Monday, June 17, 2013

HMRC advice on the application of Paymex – will it stick?

HMRC reminded R3 and the profession this week of its guidance on the application of the Paymex decision in IVAs and CVAs….yes….CVAs. They even went on to comment on administrations. So those of you who think that IVAs are just things that personal IPs and volume providers deal with also have to pay attention!

The gist of HMRC’s advice, which you can read in detail on R3’s website, says that Nominee’s fees are exempt, but where there is a change in supervisor or where there is a change in the company dealing with the arrangement, the supervisor’s fees become VATable at standard rate. They give several specific examples relevant to block transfers:

If the nominee and supervisor are in the same firm then their services to the debtor would comprise a single exempt supply.

Where a supervisor from a different firm is appointed either at the creditors meeting or subsequently as a successor IP then the supervisor’s fees will be standard rated.

Where a new firm acquires a portfolio of cases and a new supervisor is appointed then the supervisor’s fees will be standard rated.

Where a new firm acquires a portfolio of cases but the supervisor moves across with the cases so remains in office then the supervisor’s fees will be standard rated.

But this is all based on a very narrow interpretation of the Paymex judgement. That decision of the VAT Tribunal did not differentiate between negotiation of debts and transactions concerning payments because both are exempt, and in any event the Tribunal was happy that the IVA process was a single process that flowed seamlessly from one to the other, so was exempt throughout.  

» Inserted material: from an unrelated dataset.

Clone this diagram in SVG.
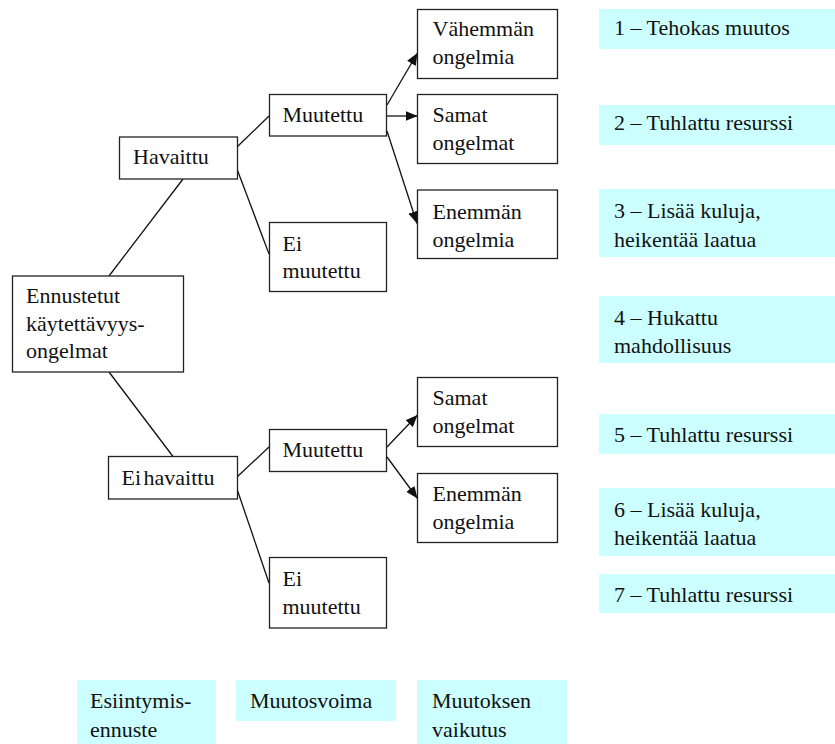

HMRC has decided that negotiation of debts is core and based its reasoning on that, thereby excluding separate supervisory work. However, given that they were so wrong in the Paymex case when they took a diametrically opposite view to that they are now expounding, can we really expect their logic to go unchallenged here?  

If HMRC is right then whenever a nominee starts a case and decides, for ethical or other reasons, that a different supervisor would be appropriate, then the creditors will suffer the extra VAT or the debtor will have to pay more into the arrangement to compensate for the increased VAT burden. Similarly, if creditors want a different supervisor to act, they may not be free to make that decision because of the punitive VAT impact of changing supervisor. Although only applicable to a few of you, with many others taking a less sympathetic stance than we would, this could have a huge impact for some of the larger IVA providers who sell blocks of their back-books to firms that are more geared up for volume case supervision.

We are pretty sure that there are several counter-arguments that could be run against HMRC. For a start, although they say that a change of supervisor or a change in the company administering the IVA may break the “single composite supply” referred to in Paymex, we would argue that it does not. From the debtor’s perspective they are dealing with the same group of creditors via the same approved arrangement and the change is just administrative. From the creditors’ point of view they are still receiving substantially the same payments from the same debtor and again any change in the conduit of the funds is irrelevant. Secondly, HMRC are completely ignoring the second strand that would attract exemption, namely “transactions concerning payments”. If that area is also exempt and that is the area that the supervisor undertakes, then any change of supervisor makes no difference and the exemption continues to apply.

HMRC used their increasingly doubtful-looking logic to explain how they would treat other case types. They stated that while a stand-alone CVA would be exempt, “If the CVA is part of an exit route from administration then it is unlikely that the administrator’s activities prior to the beginning of the CVA would consist primarily of debt negotiation. The supervisor’s fees would therefore be standard rated.”. We think that this could also be wrong. We would argue that in many cases administration is commenced in order to obtain a moratorium allowing time for debt negotiation and the proposal of a CVA. There have been several high profile retail and football club CVAs where administration was initially used to buy time but the anticipated exit, even before the administration was formally commenced, was widely expected to be CVA. Many of those would potentially qualify as exempt from the commencement of the administration. In others, there is a clear point where the administrator moves from acting as administrator generally to carrying out the same role as a Nominee and potentially attracting exemption. Even if you accept the argument that a change to Supervisor might break the exemption, there is often no change between the administrator/Nominee and the Supervisor in such cases so the exemption could remain. We have even seen cases where companies moved between liquidation and CVA after a period of debt negotiation. I am not sure, however, how many corporate focussed practices would want to deal with the potential exemption of some administrations and other case types and the impact it could have on the firm’s input VAT generally. This could lead to different parts of the profession having a vested interest in different outcomes of any challenge. What may be right and necessary in volume IVAs may cause significant difficulties for practices that administer a mixed portfolio of mainly corporate cases including administrations and CVAs.

We suspect that there will be further legal action and updated advice on this subject that could affect the whole profession. At present it is likely to be driven by the needs of one or two volume IVA providers who have most to lose from the current interpretation, but the result that they obtain could have a significant impact for the profession as a whole and we would encourage R3, the regulators and the Insolvency Service to consider the wider needs of the affected stakeholders and develop a clear solution that is fit, fair and feasible, a bit like the arrangements it has to cover.